As the cliché goes, timing is everything in life. Just three days ago, as I was scrolling through all my streaming options, looking for something to commit to, I came across a documentary about Dionne Warwick. Now look, Dionne Warwick has never been my jam, but I am endlessly fascinated by how music is made and by the people who make it (probably because I have zero musical talent of my own). Basically, even though I’m a rock and roll guy (Prince, U2, Bowie, and the Stones are among my favorites), I’ll watch just about any musical documentary put in front of me.
So, I went ahead and cued up Dionne Warwick: Don’t Make Me Over, and I pressed play. It’s a fine documentary that touches on Warwick’s humble beginnings, her path through stardom, and even her stint on the Psychic Friends Network. But the most interesting portion of the doc covered the nine years that Warwick worked almost exclusively with Burt Bacharach. Over that stint, they produced some of the most massive and indelible hits of the ‘60s. “Don’t Make Me Over,” “Walk on By,” “Say a Little Prayer,” “Do You Know the Way to San Jose,” and “This Girl’s in Love With You” are just a few of the huge hits Bacharach and his then songwriting partner Hal David had with Warwick.
And to be honest with you, for many years, I really didn’t like any of those songs. Sure, some grew on me as my taste changed over time, but for the most part, I thought this was cornball stuff. Saccharine lyrics, excessively swoony strings, and the nagging feeling that this music just isn’t cool. But then a funny thing happened as I was watching Don’t Make Me Over as the songs they recorded together played over the top of the story, I began to notice how sophisticated the melodies and harmonies are. What Bacharach and David did was create songs that require the singer to truly be an additional instrument on the song, and their complex chord and time changes struck me as, well, otherworldly. I don’t mind telling you, I’ve been cueing up Dionne Warwick on my Apple Music for a few days now, and it’s getting really good to me.
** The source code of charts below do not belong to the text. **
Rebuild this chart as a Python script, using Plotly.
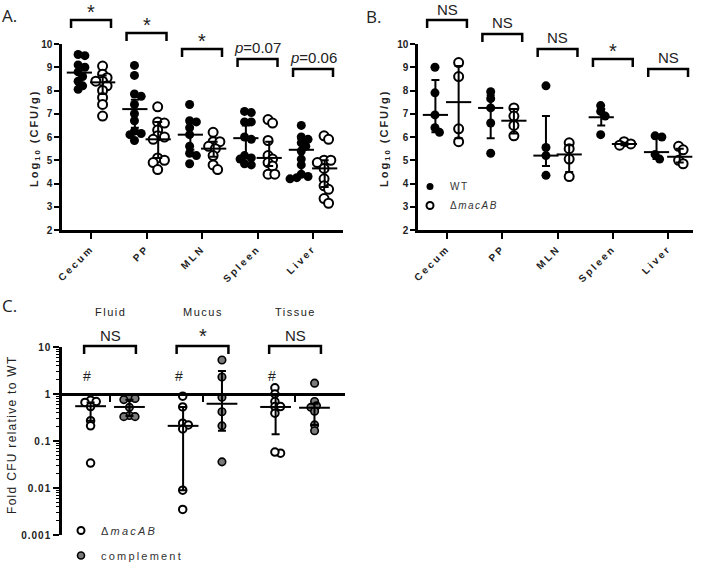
import numpy as np
import plotly.graph_objects as go

W, H = 701, 563
FONT = "Liberation Sans"

# ---------------- data ----------------
organs = ["Cecum", "PP", "MLN", "Spleen", "Liver"]
yticks_ab = [2, 3, 4, 5, 6, 7, 8, 9, 10]

# Panel A: log10 CFU/g, WT vs ΔmacAB
a_wt = [
    [9.5, 9.55, 9.1, 9.0, 8.8, 8.6, 8.4, 8.2, 8.05],
    [9.08, 8.65, 7.85, 7.75, 7.4, 7.0, 6.7, 6.25, 6.15, 6.1, 5.85],
    [7.4, 6.7, 6.65, 6.4, 6.1, 5.6, 5.3, 5.2, 4.85],
    [7.1, 7.05, 6.65, 6.65, 6.0, 5.9, 5.2, 5.1, 5.05, 4.85, 4.8],
    [6.5, 6.0, 5.9, 5.75, 5.6, 5.4, 5.05, 4.8, 4.4, 4.3, 4.25, 4.2],
]
a_mut = [
    [9.05, 8.7, 8.55, 8.4, 8.4, 8.2, 8.0, 7.7, 7.4, 6.9],
    [7.3, 6.65, 6.6, 6.3, 6.05, 6.0, 5.9, 5.1, 5.0, 4.9, 4.6],
    [6.2, 5.8, 5.8, 5.6, 5.5, 5.2, 4.8, 4.6],
    [6.75, 6.6, 5.85, 5.2, 5.05, 4.9, 4.75, 4.4, 4.4],
    [6.05, 5.9, 5.0, 5.0, 4.9, 4.65, 4.2, 3.9, 3.75, 3.35, 3.15],
]
a_wt_mid = [8.77, 7.2, 6.1, 5.95, 5.45]
a_wt_hi = [9.1, 7.6, 6.6, 6.5, 5.9]
a_wt_lo = [8.3, 6.4, 5.45, 5.1, 4.35]
a_mut_mid = [8.35, 5.9, 5.5, 5.1, 4.65]
a_mut_hi = [8.65, 6.65, 5.8, 5.8, 5.0]
a_mut_lo = [7.85, 5.1, 5.15, 4.75, 3.85]
a_sig = ["*", "*", "*", "<i>p</i>=0.07", "<i>p</i>=0.06"]

# Panel B
b_wt = [
    [9.0, 7.9, 6.95, 6.4, 6.2],
    [7.95, 7.65, 7.25, 6.6, 5.3],
    [8.2, 5.55, 5.2, 4.35],
    [7.35, 7.1, 6.9, 6.1],
    [6.05, 6.0, 5.25, 5.05],
]
b_mut = [
    [9.2, 8.6, 6.35, 5.8],
    [7.25, 6.9, 6.5, 6.05],
    [5.75, 5.5, 5.05, 4.3],
    [5.8, 5.7, 5.65],
    [5.6, 5.45, 5.0, 4.85],
]
b_wt_mid = [6.95, 7.25, 5.2, 6.85, 5.35]
b_wt_hi = [8.45, 7.8, 6.9, 7.2, 5.95]
b_wt_lo = [6.2, 5.95, 4.75, 6.5, 5.05]
b_mut_mid = [7.5, 6.7, 5.25, 5.7, 5.15]
b_mut_hi = [9.05, 7.2, 5.65, 5.75, 5.5]
b_mut_lo = [5.95, 6.15, 4.5, 5.65, 4.9]
b_sig = ["NS", "NS", "NS", "*", "NS"]

# Panel C: fold CFU relative to WT
sites = ["Fluid", "Mucus", "Tissue"]
c_mut = [
    [0.74, 0.69, 0.66, 0.54, 0.27, 0.21, 0.034],
    [0.9, 0.53, 0.24, 0.22, 0.18, 0.009, 0.0035],
    [1.35, 1.0, 0.69, 0.54, 0.54, 0.39, 0.055, 0.058],
]
c_comp = [
    [0.83, 0.8, 0.76, 0.52, 0.35, 0.33, 0.33],
    [5.3, 2.3, 0.85, 0.42, 0.21, 0.036],
    [1.7, 0.69, 0.56, 0.52, 0.43, 0.22, 0.165],
]
c_mut_mid = [0.55, 0.21, 0.53]
c_mut_hi = [0.66, 0.53, 1.0]
c_mut_lo = [0.27, 0.009, 0.14]
c_comp_mid = [0.53, 0.62, 0.51]
c_comp_hi = [0.75, 3.1, 0.62]
c_comp_lo = [0.34, 0.165, 0.22]
c_sig = ["NS", "*", "NS"]
c_hash_y = 2.4
c_ticks = [0.001, 0.01, 0.1, 1, 10]
c_ticktext = ["0.001", "0.01", "0.1", "1", "10"]

# ---------------- geometry ----------------
A_XD = (62 / W, 343 / W); A_XR = (0.477, 5.54)
B_XD = (418 / W, 693 / W); B_XR = (0.475, 5.45)
AB_YD = (1 - 230 / H, 1 - 44 / H); AB_YR = (2, 10)
C_XD = (62 / W, 345 / W); C_XR = (0.481, 3.54)
C_YD = (1 - 535 / H, 1 - 347 / H); C_YR = (-3, 1)


def sp(text, ls):
    return f'<span style="letter-spacing:{ls}px">{text}</span>'


def xpx_per_unit(dom, rng):
    return (dom[1] - dom[0]) * W / (rng[1] - rng[0])


def ypx_per_unit(dom, rng):
    return (dom[1] - dom[0]) * H / (rng[1] - rng[0])


def to_paper(v, dom, rng):
    return dom[0] + (v - rng[0]) / (rng[1] - rng[0]) * (dom[1] - dom[0])


def swarm(vals, d, ypu, xpu, log=False):
    ys = [(np.log10(v) if log else v) * ypu for v in vals]
    order = sorted(range(len(vals)), key=lambda i: -ys[i])
    placed = []
    offs = [0.0] * len(vals)
    step = d * 0.25
    cands = [0]
    for k in range(1, 40):
        cands += [k, -k]
    for i in order:
        y = ys[i]
        for k in cands:
            ox = k * step
            if all((ox - px) ** 2 + (y - py) ** 2 >= (d * 0.62) ** 2 for px, py in placed):
                break
        placed.append((ox, y))
        offs[i] = ox / xpu
    m = np.mean(offs)
    return [o - m * 0.5 for o in offs]


fig = go.Figure()

SHIFT_AB = 0.21
SHIFT_C = 0.21


def add_group(xpos, vals, mid, hi, lo, xa, ya, style, d, ypu, xpu, log=False, cw=18):
    offs = swarm(vals, d, ypu, xpu, log)
    fig.add_trace(go.Scatter(
        x=[xpos + o for o in offs], y=vals, mode="markers",
        marker=dict(size=d, **style), xaxis=xa, yaxis=ya,
        showlegend=False, hoverinfo="skip", cliponaxis=False))
    fig.add_trace(go.Scatter(
        x=[xpos], y=[mid], mode="markers", xaxis=xa, yaxis=ya,
        marker=dict(symbol="line-ew", size=cw, color="black",
                    line=dict(color="black", width=2)),
        error_y=dict(type="data", symmetric=False, array=[hi - mid],
                     arrayminus=[mid - lo], thickness=2, width=4, color="black"),
        showlegend=False, hoverinfo="skip", cliponaxis=False))


STY_WT = dict(color="black", line=dict(width=0))
STY_MUT = dict(color="white", line=dict(color="black", width=2))
STY_COMP = dict(color="#7a7a7a", line=dict(color="black", width=1.6))

xpuA = xpx_per_unit(A_XD, A_XR); ypuAB = ypx_per_unit(AB_YD, AB_YR)
for i in range(5):
    add_group(i + 1 - SHIFT_AB, a_wt[i], a_wt_mid[i], a_wt_hi[i], a_wt_lo[i],
              "x", "y", STY_WT, 9, ypuAB, xpuA)
    add_group(i + 1 + SHIFT_AB, a_mut[i], a_mut_mid[i], a_mut_hi[i], a_mut_lo[i],
              "x", "y", STY_MUT, 9, ypuAB, xpuA)

xpuB = xpx_per_unit(B_XD, B_XR)
for i in range(5):
    add_group(i + 1 - SHIFT_AB, b_wt[i], b_wt_mid[i], b_wt_hi[i], b_wt_lo[i],
              "x2", "y2", STY_WT, 9, ypuAB, xpuB)
    add_group(i + 1 + SHIFT_AB, b_mut[i], b_mut_mid[i], b_mut_hi[i], b_mut_lo[i],
              "x2", "y2", STY_MUT, 9, ypuAB, xpuB)

xpuC = xpx_per_unit(C_XD, C_XR); ypuC = ypx_per_unit(C_YD, C_YR)
for i in range(3):
    add_group(i + 1 - SHIFT_C, c_mut[i], c_mut_mid[i], c_mut_hi[i], c_mut_lo[i],
              "x3", "y3", STY_MUT, 7.5, ypuC, xpuC, log=True, cw=22)
    add_group(i + 1 + SHIFT_C, c_comp[i], c_comp_mid[i], c_comp_hi[i], c_comp_lo[i],
              "x3", "y3", STY_COMP, 7.5, ypuC, xpuC, log=True, cw=22)

# legend-only traces
fig.add_trace(go.Scatter(x=[None], y=[None], mode="markers", name=sp("WT", 1.5),
                         marker=dict(size=7, **STY_WT), legend="legend",
                         xaxis="x2", yaxis="y2"))
fig.add_trace(go.Scatter(x=[None], y=[None], mode="markers",
                         name=sp("\u0394<i>macAB</i>", 1.5),
                         marker=dict(size=7, color="white", line=dict(color="black", width=2)),
                         legend="legend", xaxis="x2", yaxis="y2"))
fig.add_trace(go.Scatter(x=[None], y=[None], mode="markers",
                         name=sp("\u0394<i>macAB</i>", 2.2),
                         marker=dict(size=7, color="white", line=dict(color="black", width=2)),
                         legend="legend2", legendgroup="g1", xaxis="x3", yaxis="y3"))
fig.add_trace(go.Scatter(x=[None], y=[None], mode="markers", name=sp("complement", 2.2),
                         marker=dict(size=7, **STY_COMP), legend="legend2",
                         legendgroup="g2", xaxis="x3", yaxis="y3"))

# ---------------- axes ----------------
tickfont = dict(family=FONT, size=10, color="#222", weight="bold")
axcommon = dict(showline=True, linecolor="black", linewidth=2.5, ticks="outside",
                tickcolor="black", tickwidth=2, showgrid=False, zeroline=False,
                fixedrange=True, automargin=False)
for xa, dom, rng, ya in [("xaxis", A_XD, A_XR, "y"), ("xaxis2", B_XD, B_XR, "y2")]:
    fig.update_layout(**{xa: dict(domain=list(dom), range=list(rng), anchor=ya,
                                  tickmode="array", tickvals=[1, 2, 3, 4, 5],
                                  ticktext=[sp(o, 2.5) for o in organs],
                                  tickangle=-45, ticklen=6,
                                  tickfont=tickfont, **axcommon)})
for ya, xa in [("yaxis", "x"), ("yaxis2", "x2")]:
    fig.update_layout(**{ya: dict(domain=list(AB_YD), range=list(AB_YR), anchor=xa,
                                  tickmode="array", tickvals=yticks_ab, ticklen=5,
                                  tickfont=tickfont, **axcommon)})

c_line_pos = to_paper(0, C_YD, C_YR)
fig.update_layout(
    xaxis3=dict(domain=list(C_XD), range=list(C_XR), anchor="free",
                position=c_line_pos, tickmode="array", tickvals=[1, 2, 3],
                showticklabels=False, ticklen=6, **axcommon),
    yaxis3=dict(domain=list(C_YD), range=list(C_YR), type="log", anchor="x3",
                tickmode="array", tickvals=c_ticks,
                ticktext=[sp(t, 1) for t in c_ticktext],
                ticklen=6, tickfont=tickfont,
                minor=dict(ticks="outside", ticklen=3, tickwidth=1, tickcolor="black",
                           tickvals=[m * 10.0 ** e for e in range(-3, 1) for m in range(2, 10)]),
                **axcommon),
)

# ---------------- annotations & shapes ----------------
ann = []
shapes = []
TXT = "#222"


def note(x, y, text, font, xref="paper", yref="paper", **kw):
    d = dict(x=x, y=y, xref=xref, yref=yref, text=text, showarrow=False,
             xanchor="center", yanchor="middle", font=font)
    d.update(kw)
    ann.append(d)


def bracket(xc, half, top_px, leg_px, dom, rng, label, lab_px, size):
    xl = to_paper(xc - half, dom, rng)
    xr = to_paper(xc + half, dom, rng)
    yt = 1 - top_px / H
    yb = 1 - (top_px + leg_px) / H
    shapes.append(dict(type="path", xref="paper", yref="paper",
                       path=f"M{xl},{yb} L{xl},{yt} L{xr},{yt} L{xr},{yb}",
                       line=dict(color="black", width=2.5)))
    note((xl + xr) / 2, 1 - lab_px / H, label, dict(family=FONT, size=size, color=TXT))


a_top = [20, 33, 49, 59, 69]
b_top = [20, 34, 49, 59, 69]
for i in range(5):
    for lab, top, dom, rng in [(a_sig[i], a_top[i], A_XD, A_XR),
                               (b_sig[i], b_top[i], B_XD, B_XR)]:
        if lab == "*":
            bracket(i + 1, 0.36, top, 8, dom, rng, lab, top - 8, 20)
        else:
            bracket(i + 1, 0.36, top, 8, dom, rng, lab, top - 11, 15)

for i in range(3):
    lab = c_sig[i]
    if lab == "*":
        bracket(i + 1, 0.28, 346, 8, C_XD, C_XR, lab, 336, 20)
    else:
        bracket(i + 1, 0.28, 346, 8, C_XD, C_XR, lab, 335, 15)
    note(to_paper(i + 1, C_XD, C_XR), 1 - 312 / H, sp(sites[i], 1.5),
         dict(family=FONT, size=11, color=TXT))
    note(i + 1 - 0.25, np.log10(c_hash_y), "#", dict(family=FONT, size=14, color=TXT),
         xref="x3", yref="y3")

# axis titles
ytitle = sp("Log<sub>10</sub>\u00a0(CFU/g)", 2.0)
for xp in (35, 385):
    note(xp / W, 1 - 138 / H, ytitle,
         dict(family=FONT, size=11, color=TXT, weight="bold"), textangle=-90)
note(12 / W, 1 - 435 / H, sp("Fold CFU relative to WT", 1.3),
     dict(family=FONT, size=12, color=TXT), textangle=-90)

# panel letters
for t, xp, yp in [("A.", 0, 16), ("B.", 364, 17), ("C.", 0, 305)]:
    note(xp / W, 1 - yp / H, t, dict(family="Open Sans", size=17, color=TXT),
         xanchor="left")

fig.update_layout(
    width=W, height=H, margin=dict(l=0, r=0, t=0, b=0, autoexpand=False),
    paper_bgcolor="white", plot_bgcolor="white",
    annotations=ann, shapes=shapes,
    legend=dict(x=410 / W, y=1 - 172 / H, xanchor="left", yanchor="top",
                bgcolor="rgba(0,0,0,0)", font=dict(family=FONT, size=10, color="#333"),
                itemwidth=30),
    legend2=dict(x=61 / W, y=1 - 516 / H, xanchor="left", yanchor="top",
                 bgcolor="rgba(0,0,0,0)", font=dict(family=FONT, size=11, color="#333"),
                 tracegroupgap=6, itemwidth=30),
    showlegend=True,
)

fig.write_html("out.html", config={"displayModeBar": False},
               post_script="document.body.style.margin='0px';"
                           "document.body.style.overflow='hidden';")
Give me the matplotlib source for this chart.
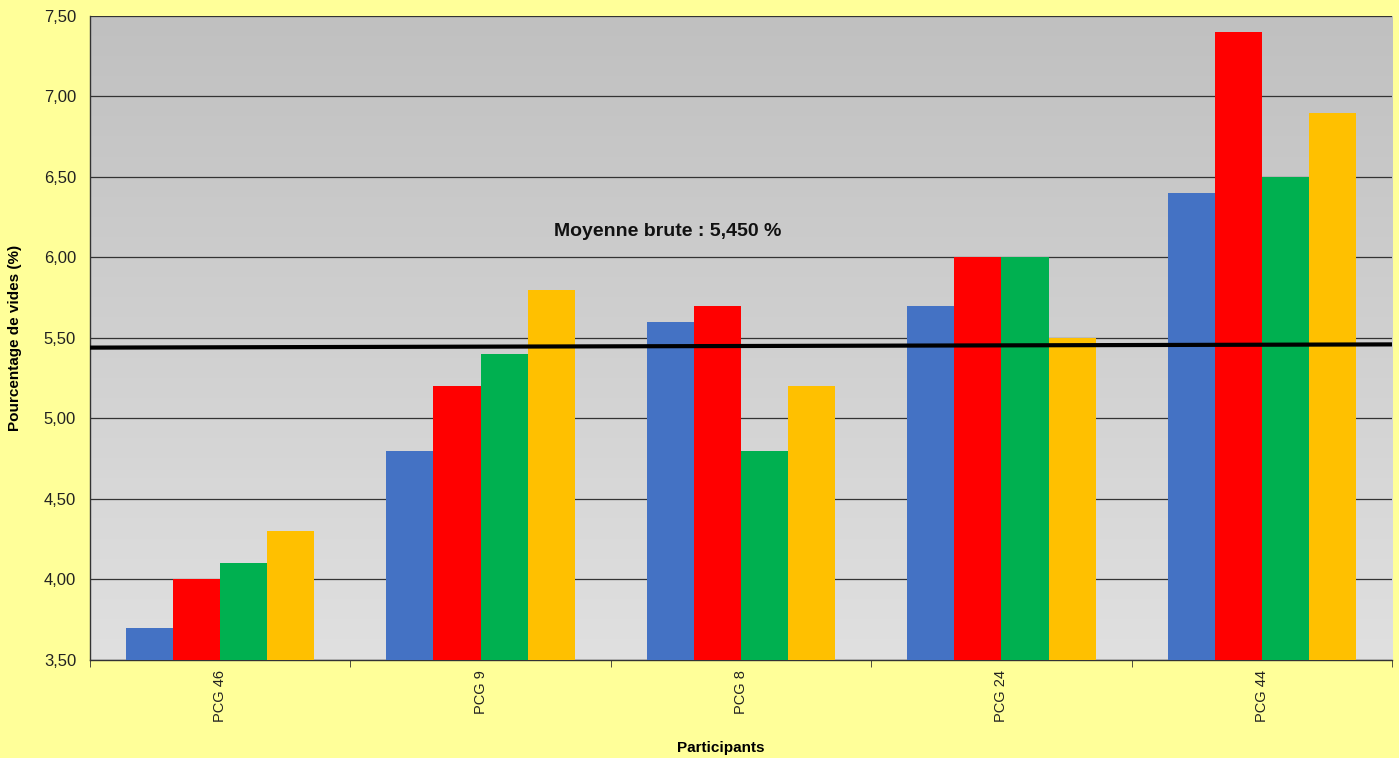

Of course, Bacharach’s career is hardly limited to his association with Hal David and Dionne Warwick. Artists from those as square as Andy Williams and Engelbert Humperdinck to those with everlasting cool like Dusty Springfield and Elvis Costello have recorded Bacharach songs. Bacharach’s string-laden arrangements and songs of love and longing were a natural fit for film too. Over his incredibly long career, Bacharach was nominated for six Oscars, winning three (Best Original Song for Arthur’s Theme and Raindrops Keep Falling on My Head from Butch Cassidy and the Sundance Kid, as well as best score for Butch and Sundance).
Look, at a certain point, you just have to say, “I give.” If a person has enough success for a lengthy duration, you may have to accept that while you may not like what they create, that doesn’t mean it’s bad. In fact, if you wait a few decades, you just might find yourself idling through your TV options, and on a whim, making a choice that makes you rethink the entirety of someone’s career and what they accomplished. While Burt Bacharach’s sound was not one I typically favored, there can be no doubt that it was his sound, and his sound alone.
How many artists can say that? Only the geniuses, I suspect, and all geniuses are cool.